What is required: From the listing below, copy word for word every line starting at the one that includes "Rebuild this chart" and ending at the one that includes "ax = fig.add_axes([156"; the pictures are omitted.

Source records:
============
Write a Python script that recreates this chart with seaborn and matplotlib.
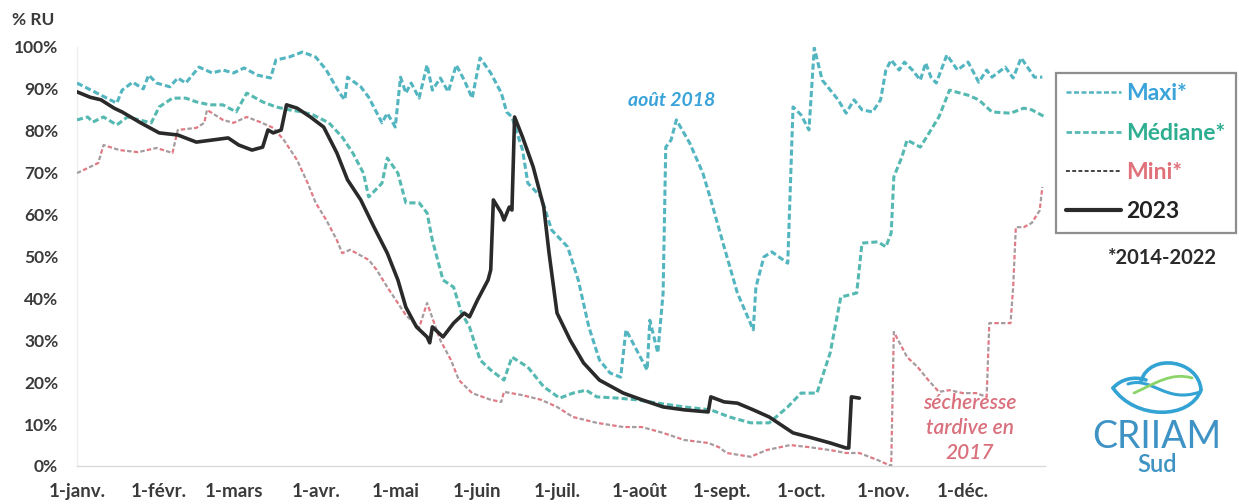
import matplotlib
matplotlib.use("Agg")
import matplotlib.pyplot as plt
import seaborn as sns
from matplotlib.lines import Line2D
from matplotlib.path import Path
from matplotlib.patches import PathPatch

# ---------------- data ----------------
month_labels = ["1-janv.", "1-févr.", "1-mars", "1-avr.", "1-mai", "1-juin",
                "1-juil.", "1-août", "1-sept.", "1-oct.", "1-nov.", "1-déc."]
month_days = [0, 31, 59, 90, 120, 151, 181, 212, 243, 273, 304, 334]
y_ticks = [0, 10, 20, 30, 40, 50, 60, 70, 80, 90, 100]
y_labels = ["0%", "10%", "20%", "30%", "40%", "50%", "60%", "70%", "80%", "90%", "100%"]

maxi_day = [0, 15, 17, 21, 25, 27, 30, 35, 38, 41, 46, 51, 55, 59, 63, 68, 73, 75, 80, 85,
            90, 94, 99, 101, 102, 107, 110, 115, 117, 120, 122, 124, 126, 129, 132, 134,
            137, 140, 143, 146, 149, 152, 156, 160, 162, 164, 168, 170, 175, 179, 185, 189,
            193, 197, 201, 205, 207, 211, 215, 216, 219, 221, 222, 224, 226, 231, 236, 239,
            244, 249, 255, 256, 259, 262, 268, 270, 273, 276, 278, 281, 287, 290, 293, 296,
            300, 303, 305, 307, 310, 312, 315, 318, 320, 322, 324, 328, 332, 336, 340, 343,
            345, 350, 353, 356, 361, 364]
maxi_val = [91.4, 86.6, 89.7, 91.6, 90.0, 93.3, 91.4, 90.5, 92.6, 91.4, 95.2, 93.8, 94.5, 93.8,
            95.0, 93.3, 92.6, 96.9, 97.6, 98.8, 97.6, 94.5, 89.0, 87.4, 92.8, 90.5, 88.0, 81.9,
            84.2, 80.9, 92.8, 89.0, 91.4, 87.8, 95.7, 89.7, 92.6, 89.3, 95.7, 92.1, 87.8, 97.4,
            93.8, 89.0, 84.5, 83.3, 75.4, 67.5, 64.2, 56.3, 52.3, 44.4, 33.2, 25.3, 22.2, 21.2,
            32.5, 27.7, 22.9, 34.8, 27.0, 41.3, 76.1, 77.8, 82.6, 77.1, 69.9, 63.5, 52.3, 41.3,
            32.5, 42.7, 49.9, 51.1, 48.4, 85.7, 83.8, 80.2, 99.8, 92.1, 87.4, 84.2, 87.4, 85.0,
            84.5, 87.4, 94.5, 96.9, 94.5, 96.4, 94.5, 92.1, 96.2, 92.8, 91.4, 98.1, 94.5, 96.4,
            91.6, 94.5, 92.8, 95.2, 92.6, 97.4, 92.8, 92.8]

med_day = [0, 4, 6, 10, 15, 19, 28, 31, 36, 41, 45, 50, 55, 60, 64, 70, 75, 80, 85, 89, 95,
           100, 104, 108, 110, 115, 117, 121, 124, 129, 132, 134, 138, 142, 145, 148, 152,
           156, 161, 164, 170, 176, 182, 187, 192, 196, 204, 211, 219, 229, 239, 246, 254,
           261, 268, 273, 279, 284, 288, 294, 296, 302, 305, 307, 308, 311, 313, 318, 325,
           329, 336, 340, 345, 352, 357, 360, 365]
med_val = [82.6, 83.3, 82.1, 83.3, 81.4, 83.3, 81.9, 85.7, 87.8, 87.8, 86.9, 86.2, 86.2, 84.5,
           89.0, 86.9, 85.7, 85.0, 84.5, 83.8, 81.9, 78.5, 74.7, 69.9, 64.2, 67.5, 73.5, 69.9,
           62.8, 62.8, 60.4, 53.9, 44.4, 42.7, 36.5, 33.2, 25.3, 22.9, 20.5, 26.0, 23.6, 18.9,
           16.2, 17.4, 18.1, 16.5, 16.2, 15.8, 15.0, 14.1, 13.4, 11.7, 10.3, 10.3, 14.1, 17.4,
           17.4, 27.0, 40.3, 41.3, 53.2, 53.5, 52.3, 55.6, 69.0, 73.7, 77.8, 76.1, 83.3, 89.7,
           88.5, 87.4, 84.5, 84.2, 85.4, 85.0, 83.3]

mini_day = [0, 8, 10, 16, 23, 30, 36, 38, 45, 48, 49, 55, 59, 64, 69, 74, 78, 83, 87, 90, 94,
            98, 100, 103, 110, 113, 117, 124, 129, 132, 137, 141, 144, 149, 156, 160, 161, 168,
            175, 181, 187, 196, 206, 213, 221, 229, 238, 242, 245, 254, 260, 269, 276, 284,
            290, 295, 302, 307, 308, 313, 317, 321, 325, 329, 334, 339, 343, 344, 352, 353,
            354, 357, 360, 363, 364]
mini_val = [69.9, 72.3, 76.6, 75.4, 74.9, 75.9, 74.7, 80.2, 80.7, 81.9, 85.0, 82.6, 81.9, 83.3,
            82.1, 80.7, 77.8, 73.0, 67.5, 62.8, 58.7, 53.9, 50.8, 51.6, 49.2, 46.8, 42.7, 36.0,
            33.0, 38.9, 30.0, 25.3, 20.5, 17.4, 15.8, 15.3, 17.7, 16.9, 15.8, 14.1, 11.7, 10.3,
            9.3, 9.3, 7.9, 6.2, 5.5, 4.5, 3.1, 2.2, 3.8, 5.0, 4.5, 3.8, 3.1, 3.1, 1.4, 0.0,
            32.0, 26.0, 23.6, 20.5, 17.7, 18.1, 17.4, 17.4, 16.5, 34.1, 34.1, 42.7, 57.0, 57.0,
            58.0, 61.0, 66.6]

y2023_day = [0, 5, 9, 14, 17, 24, 31, 38, 45, 51, 57, 61, 66, 70, 72, 74, 77, 79, 83, 88, 93,
             98, 102, 107, 112, 117, 121, 124, 128, 132, 133, 134, 138, 142, 146, 148, 151,
             155, 156, 157, 160, 161, 163, 164, 165, 168, 172, 176, 178, 181, 186, 191, 197,
             206, 213, 221, 229, 238, 239, 244, 249, 255, 261, 270, 276, 284, 290, 291, 292, 295]
y2023_val = [89.3, 88.0, 87.4, 85.4, 84.5, 81.9, 79.5, 79.0, 77.3, 77.8, 78.3, 76.6, 75.4, 76.1,
             80.2, 79.5, 80.2, 86.2, 85.4, 83.3, 80.9, 74.7, 68.3, 63.5, 57.0, 50.8, 44.4, 37.9,
             33.2, 30.8, 29.4, 33.2, 30.8, 34.1, 36.5, 35.6, 39.6, 44.4, 46.8, 63.5, 60.4, 58.7,
             61.8, 61.1, 83.3, 78.5, 71.4, 61.8, 50.8, 36.5, 30.0, 24.6, 20.5, 17.4, 15.8, 14.1,
             13.4, 12.9, 16.5, 15.3, 15.0, 13.4, 11.7, 7.9, 6.9, 5.5, 4.3, 4.3, 16.5, 16.2]

# ---------------- style ----------------
sns.set_theme(style="white")
plt.rcParams["font.family"] = ["Lato", "DejaVu Sans"]

W, H = 1239, 504
C_MAXI = "#52B5C0"
C_MED = "#55B9B2"
C_MINI_G = "#A49C9E"
C_MINI_P = "#E07A84"
C_2023 = "#2A2A2A"
T_MAXI = "#3AA3DA"
T_MED = "#2EAE90"
T_MINI = "#E0717B"
TXT = "#3A3A3A"


def fx(px):
    return px / W


def fy(py):
    return 1 - py / H


fig = plt.figure(figsize=(W / 100, H / 100), dpi=100)
fig.patch.set_facecolor("white")
ax = fig.add_axes([fx(77), fy(466), 968 / W, 419 / H])

sns.lineplot(x=maxi_day, y=maxi_val, ax=ax, color=C_MAXI, linewidth=2.2,
             linestyle=(0, (2.0, 1.0)), zorder=3)
sns.lineplot(x=med_day, y=med_val, ax=ax, color=C_MED, linewidth=2.2,
             linestyle=(0, (2.0, 1.0)), zorder=3)
sns.lineplot(x=mini_day, y=mini_val, ax=ax, color=C_MINI_G, linewidth=1.6,
             linestyle=(0, (2.0, 4.0)), zorder=3)
sns.lineplot(x=mini_day, y=mini_val, ax=ax, color=C_MINI_P, linewidth=1.6,
             linestyle=(3.0, (2.0, 4.0)), zorder=3)
sns.lineplot(x=y2023_day, y=y2023_val, ax=ax, color=C_2023, linewidth=2.6,
             linestyle="-", zorder=4)

ax.set_xlim(0, 365)
ax.set_ylim(0, 100)
ax.set_xticks(month_days)
ax.set_xticklabels(month_labels)
ax.set_yticks(y_ticks)
ax.set_yticklabels(y_labels)
ax.set_xlabel("")
ax.set_ylabel("")
ax.tick_params(axis="both", length=0, colors=TXT)
ax.tick_params(axis="y", pad=13.5, labelsize=12.5)
ax.tick_params(axis="x", pad=12, labelsize=13.5)
for lab in ax.get_xticklabels() + ax.get_yticklabels():
    lab.set_fontweight("bold")
for s in ["top", "right"]:
    ax.spines[s].set_visible(False)
ax.spines["left"].set_color("#EFEFEF")
ax.spines["bottom"].set_color("#DADADA")
ax.spines["left"].set_linewidth(1)
ax.spines["bottom"].set_linewidth(1)
ax.grid(False)

# ---------------- texts ----------------
fig.text(fx(12), fy(20), "% RU", fontsize=12.5, fontweight="bold", color=TXT,
         ha="left", va="center")
fig.text(fx(628), fy(101), "août 2018", fontsize=14, fontweight="bold", style="italic",
         color=T_MAXI, ha="left", va="center")
for txt, yy in [("sécheresse", 403), ("tardive en", 428), ("2017", 453)]:
    fig.text(fx(970), fy(yy), txt, fontsize=15, fontweight="semibold", style="italic",
             color="#D9707C", ha="center", va="center")
fig.text(fx(1162), fy(258), "*2014-2022", fontsize=14.5, fontweight="bold", color="#2A2A2A",
         ha="center", va="center")

# ---------------- legend ----------------
handles = [
    Line2D([], [], color=C_MAXI, linewidth=1.8, linestyle=(0, (2.0, 1.0))),
    Line2D([], [], color=C_MED, linewidth=2.0, linestyle=(0, (2.0, 1.0))),
    Line2D([], [], color="#444444", linewidth=1.4, linestyle=(0, (2.0, 1.2))),
    Line2D([], [], color=C_2023, linewidth=3.0, linestyle="-"),
]
labels = ["Maxi*", "Médiane*", "Mini*", "2023"]
leg = ax.legend(handles, labels, loc="upper left",
                bbox_to_anchor=(fx(1056), fy(73)), bbox_transform=fig.transFigure,
                frameon=True, fancybox=False, edgecolor="#8E8E8E", framealpha=1,
                prop={"size": 16.5, "weight": "bold"}, handlelength=2.4,
                handletextpad=0.22, labelspacing=0.8, borderpad=0.45,
                borderaxespad=0)
leg.get_frame().set_linewidth(1.6)
for t, c in zip(leg.get_texts(), [T_MAXI, T_MED, T_MINI, "#222222"]):
    t.set_color(c)

# ---------------- logo ----------------
LOGO = "#3E93C4"
LEAF = "#32A3D3"


def bez(points, color, lw):
    pts = [(fx(x), fy(y)) for x, y in points]
    codes = [Path.MOVETO] + [Path.CURVE4] * (len(pts) - 1)
    fig.add_artist(PathPatch(Path(pts, codes), facecolor="none", edgecolor=color,
                             linewidth=lw, transform=fig.transFigure, capstyle="round"))


bez([(1113, 388), (1135, 420), (1190, 420), (1201, 390)], LEAF, 2.6)
bez([(1201, 390), (1199, 360), (1150, 352), (1141, 381)], LEAF, 2.6)
bez([(1113, 388), (1121, 379), (1134, 376), (1146, 380)], LEAF, 2.6)
bez([(1128, 384), (1152, 376), (1165, 404), (1200, 392)], LEAF, 2.2)
bez([(1134, 393), (1156, 383), (1172, 372), (1192, 378)], "#8BD46A", 2.0)
fig.text(fx(1157), fy(437), "CRIIAM", fontsize=27, color=LOGO, ha="center", va="center",
         family=["Lato", "DejaVu Sans"])
fig.text(fx(1157), fy(465), "Sud", fontsize=17, fontweight="semibold", color=LOGO,
         ha="center", va="center", family=["Lato", "DejaVu Sans"])

fig.savefig("out.png", dpi=100, facecolor="white")
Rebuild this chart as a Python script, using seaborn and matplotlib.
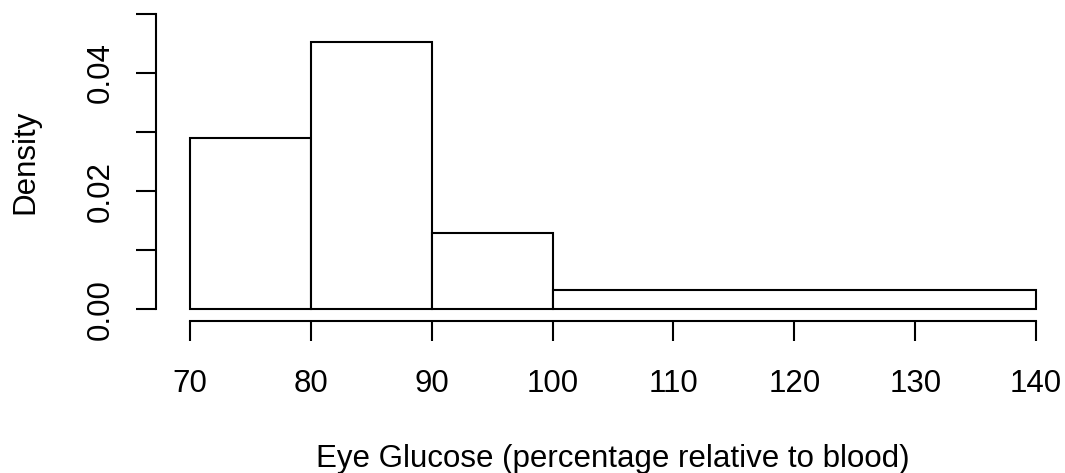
import numpy as np
import pandas as pd
import matplotlib
matplotlib.use("Agg")
import matplotlib.pyplot as plt
import seaborn as sns

# Data (histogram of eye glucose, percentage relative to blood)
bin_edges = [70, 80, 90, 100, 140]
bin_counts = [9, 14, 4, 4]
bin_mids = [75, 85, 95, 120]
x_ticks = [70, 80, 90, 100, 110, 120, 130, 140]
y_ticks = [0.00, 0.01, 0.02, 0.03, 0.04, 0.05]
y_tick_labels = ["0.00", "", "0.02", "", "0.04", ""]
x_label = "Eye Glucose (percentage relative to blood)"
y_label = "Density"

sns.set_theme(style="white")
plt.rcParams["font.family"] = ["Liberation Sans", "DejaVu Sans"]

FS = 22.5
W, H = 1065, 473
fig = plt.figure(figsize=(W / 100, H / 100), dpi=100)
# R plot region in pixels: x 156..1070, y 2..321
ax = fig.add_axes([156 / W, (H - 321) / H, 914 / W, 319 / H])

df = pd.DataFrame({"glucose": bin_mids, "n": bin_counts})
sns.histplot(data=df, x="glucose", weights="n", bins=bin_edges, stat="density",
             facecolor="white", edgecolor="black", linewidth=1.5, alpha=1,
             ax=ax)

ax.set_xlim(67.2, 142.8)
ax.set_ylim(-0.002, 0.052)

for s in ["top", "right"]:
    ax.spines[s].set_visible(False)
for s in ["left", "bottom"]:
    ax.spines[s].set_color("black")
    ax.spines[s].set_linewidth(1.5)
ax.spines["left"].set_bounds(0, 0.05)
ax.spines["bottom"].set_bounds(70, 140)

ax.set_xticks(x_ticks)
ax.set_xticklabels([str(v) for v in x_ticks])
ax.set_yticks(y_ticks)
ax.set_yticklabels(y_tick_labels, rotation=90, va="center")
ax.tick_params(axis="both", direction="out", length=14.4, width=1.5,
               color="black", labelsize=FS, labelcolor="black")
ax.tick_params(axis="x", pad=20)
ax.tick_params(axis="y", pad=14.5)
ax.xaxis.set_ticks_position("bottom")
ax.yaxis.set_ticks_position("left")
ax.set_xlabel("")
ax.set_ylabel("")
ax.grid(False)

fig.text(612.5 / W, (H - 467) / H, x_label, ha="center", va="baseline",
         fontsize=FS, color="black")
fig.text(40 / W, (H - 162) / H, y_label, ha="right", va="center",
         rotation=90, fontsize=FS, color="black")

fig.savefig("out.png", dpi=100, facecolor="white")
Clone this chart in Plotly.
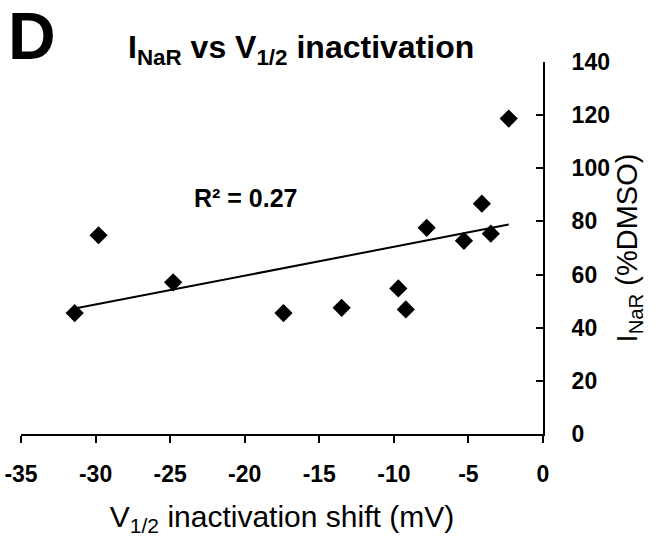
============
Worked answer:
Rebuild this chart as a Python script, using seaborn and matplotlib.
import numpy as np
import pandas as pd
import matplotlib
matplotlib.use("Agg")
import matplotlib.pyplot as plt
import seaborn as sns

# Data (histogram of eye glucose, percentage relative to blood)
bin_edges = [70, 80, 90, 100, 140]
bin_counts = [9, 14, 4, 4]
bin_mids = [75, 85, 95, 120]
x_ticks = [70, 80, 90, 100, 110, 120, 130, 140]
y_ticks = [0.00, 0.01, 0.02, 0.03, 0.04, 0.05]
y_tick_labels = ["0.00", "", "0.02", "", "0.04", ""]
x_label = "Eye Glucose (percentage relative to blood)"
y_label = "Density"

sns.set_theme(style="white")
plt.rcParams["font.family"] = ["Liberation Sans", "DejaVu Sans"]

FS = 22.5
W, H = 1065, 473
fig = plt.figure(figsize=(W / 100, H / 100), dpi=100)
# R plot region in pixels: x 156..1070, y 2..321
ax = fig.add_axes([156 / W, (H - 321) / H, 914 / W, 319 / H])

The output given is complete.